Handing her a 10-week community order, District Judge Jonathan Taaffe said: "This is not a victimless crime because there is no bottomless pit of money that people can fraudulently claim from. You claimed benefits you were not entitled to and the reality is that society and the courts take a serious view on crimes like this. You made the claim and then participated in marching activities with others."

Lynn Bickley, prosecuting at Southern Derbyshire Magistrates' Court said Vessey submitted a benefits claim on October 3, 2014 and continued receiving money, which totalled £6,251.04, until October 26 the following year.

She said: "We says this was a claim that was dishonest from the outset. She made the claim saying she was virtually unable to walk, needed attention to her leg three times during the day and prolonged attention during the night. In her claim she said she could only walk between 20 and 50 metres without getting out of breath. She said often she could not go outside her front door, or go to shops and supermarkets on her own. She said she could often not use shopping bags and felt anxious if people looked at her when she was outside. But information was received that she was a member of a marching band and regularly took part in lengthy and complex marching routines."

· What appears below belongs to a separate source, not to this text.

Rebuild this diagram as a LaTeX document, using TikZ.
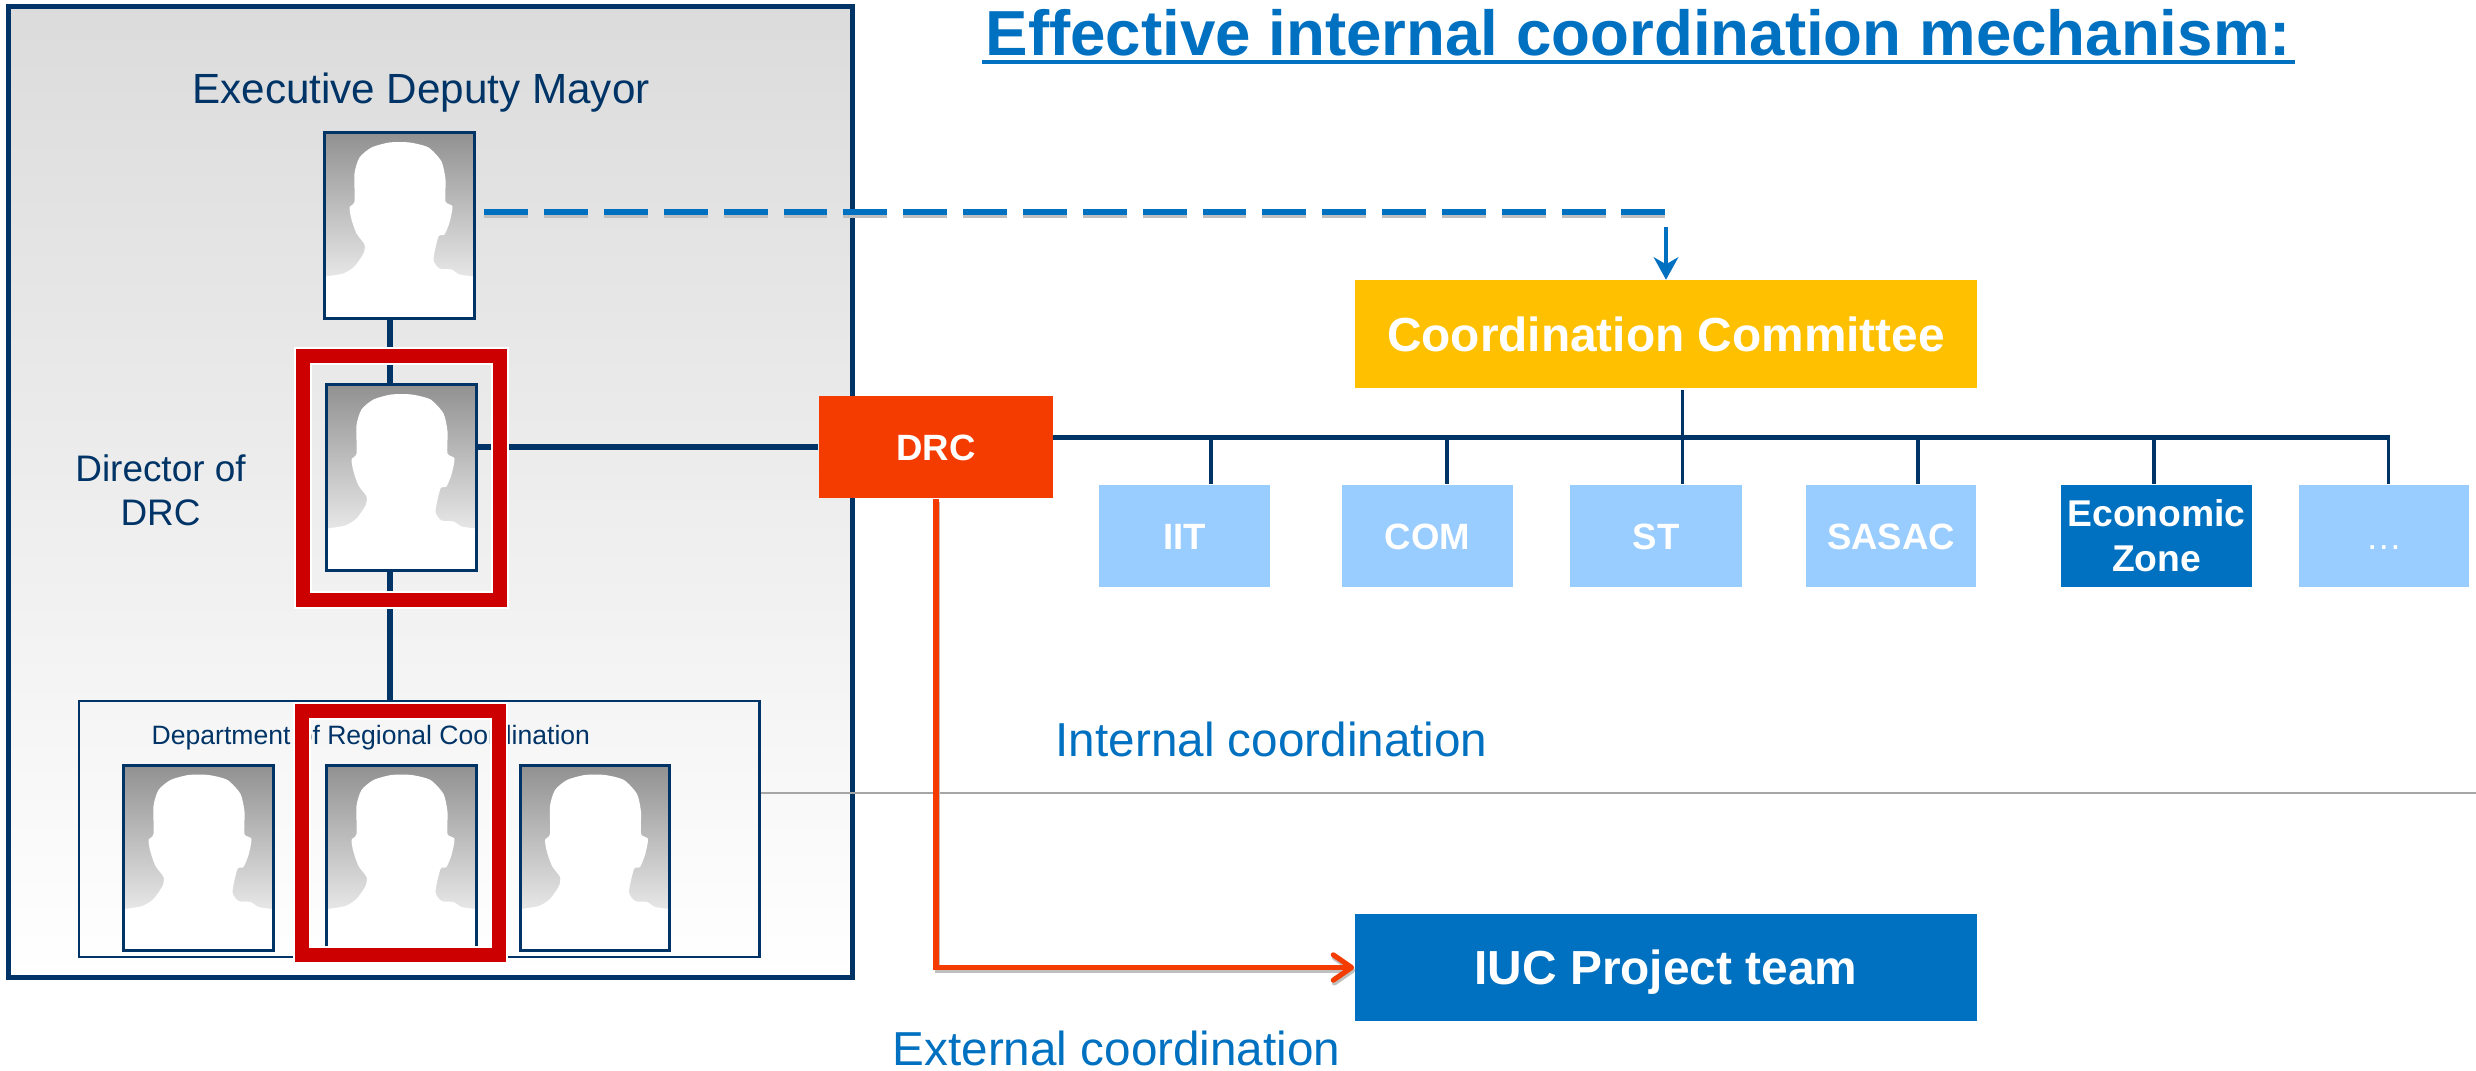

Miss Bickley said investigators for the DWP went to spy on Vessey, to see if the allegations were founded. She said: "The result of the surveillance was that on three occasions she was observed marching in the band with a drum strapped to her shoulder and there were no limitations on her mobility."

Vessey was interviewed and claimed her claim was genuine and that her condition was getting worse. But she later pleaded guilty to one count of fraud and the court was told she is currently paying back the money she illegally claimed.

Judge Taaffe ordered that she pay £85 costs, an £85 victim surcharge and handed her a 10 week curfew, confining her to her address between 7pm and 7am each day.

Peter Jones, for Vessey, said his client had lost her husband "relatively recently" and is currently jointly claiming employment support allowance with her new partner.

He said: "This is a lady that feels great shame that she before the court." He said she understood that it was wrong for her to not reveal she was playing in a marching band.